Читать «Мраморный лебедь» онлайн - страница 19
Елена Григорьевна Скульская
Как в «Сказке о глупом мышонке» Самуила Маршака мышка-мать зовет к своему сыночку няньку-кошку. Глупый мышонок, конечно, не знал, чем грозит ему встреча со сладкоголосой кошкой, но мышка-то-мать знала, – получается, хотела смерти своему ребеночку?
«– Да, она невинна! – сказал самый старший брат и рассказал все, как было; и пока он говорил, в воздухе распространилось благоухание, точно от множества роз, – это каждое полено в костре пустило корни и ростки, и образовался высокий благоуханный куст, покрытый красными розами. На самой же верхушке куста блестел, как звезда, ослепительно-белый цветок. Король сорвал его, положил на грудь Элизы, и она пришла в себя на радость и счастье», – так звучит финал «Диких лебедей» Андерсена.
Казни, придуманные Андерсеном и пронзающие наше детство, почти всегда очень медлительны и растягиваются потом на всю нашу дальнейшую жизнь. Бесконечно длится обет молчания и Элизы из «Диких лебедей», и Русалочки; и еще Русалочке каждый шаг причиняет такую боль, словно она ступает по ножам и иголкам. (У Оскара Уайльда эта андерсеновская тягучесть и переливчатость боли отозвалась в «Соловье и розе», где шип медленно-медленно приближается к сердцу и еще медленнее его пронзает.)
Убийства у Андерсена бессмысленны, словно их совершил ребенок. Ребенок во время следствия над ним хранит молчание, лишь изредка усмехаясь, и эти своим смешком доводит родителей до умоисступления. Но ведь он молчит только от того, что сам совершенно не понимает, зачем он убил птицу или котенка или попытался задушить новорожденную сестрицу, и усмехается он именно своему непониманию, совершенной пустоте, не умеющей откликнуться на все взывания взрослых.

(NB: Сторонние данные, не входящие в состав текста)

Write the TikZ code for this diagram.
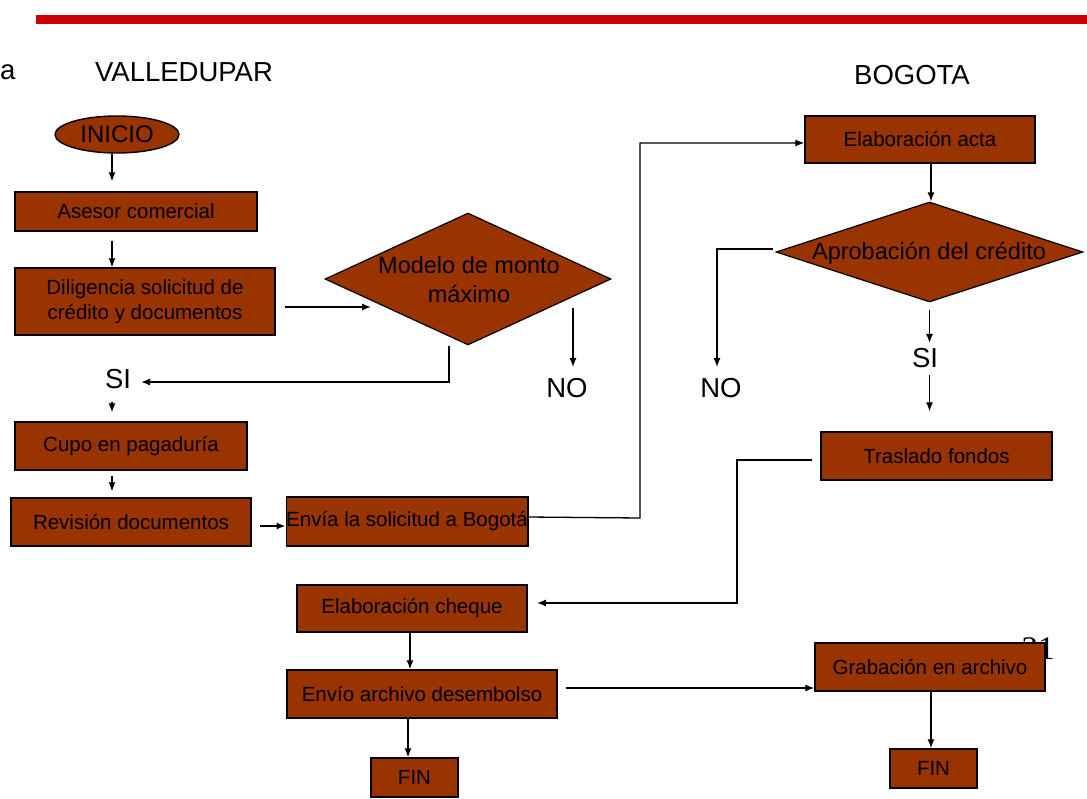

Ведьма в «Огниве» наделила солдата золотом. «Солдат взял и отрубил ей голову. Ведьма повалилась мертвая, а он завязал все деньги в ее передник, взвалил узел на спину, сунул огниво в карман и зашагал прямо в город». Солдат, ясное дело, человек грубый, раз-два и готово. Да и Родион Романыч, впрочем, из семьи, где все готовы к убийствам: Дуня стреляла в Свидригайлова, вот только сначала промахнулась, потом осечка вышла, а Родя «изо всей силы ударил раз и другой, все обухом, и все по темени. Кровь хлынула, как из опрокинутого стакана. И тело повалилось навзничь. Он отступил, дал упасть и тотчас же нагнулся к ее лицу; она была уже мертвая…» И в сказке, и в романе есть масса детских объяснений: ведьма была старая и уродливая «уж такая безобразная: нижняя губа свисала у нее до самой груди», да и Алена Ивановна не лучше: «…жиденькие волосы ее, по обыкновению жирно смазанные маслом, были заплетены в крысиную косичку…», а ребенок откуда-то с самого раннего детства знает, что все уродливое непременно плохое, а красивое непременно хорошее. Некрасивость может быть только промежуточной стадией, временным испытанием, как в «Гадком утенке», а потом должна наступить красота; ну в старости она никак наступить уже не может, а потому старухи выметаются из жизни. Солдат получил все деньги со старухи, в ее же фартук и завернул, Раскольников тоже деньги получил в старухином тугом кошельке; солдату они счастья не принесли, а Раскольников и вовсе ими не воспользовался, но все это как-то не имеет значения – просто звенья в череде неизбежных, но бессмысленных действий.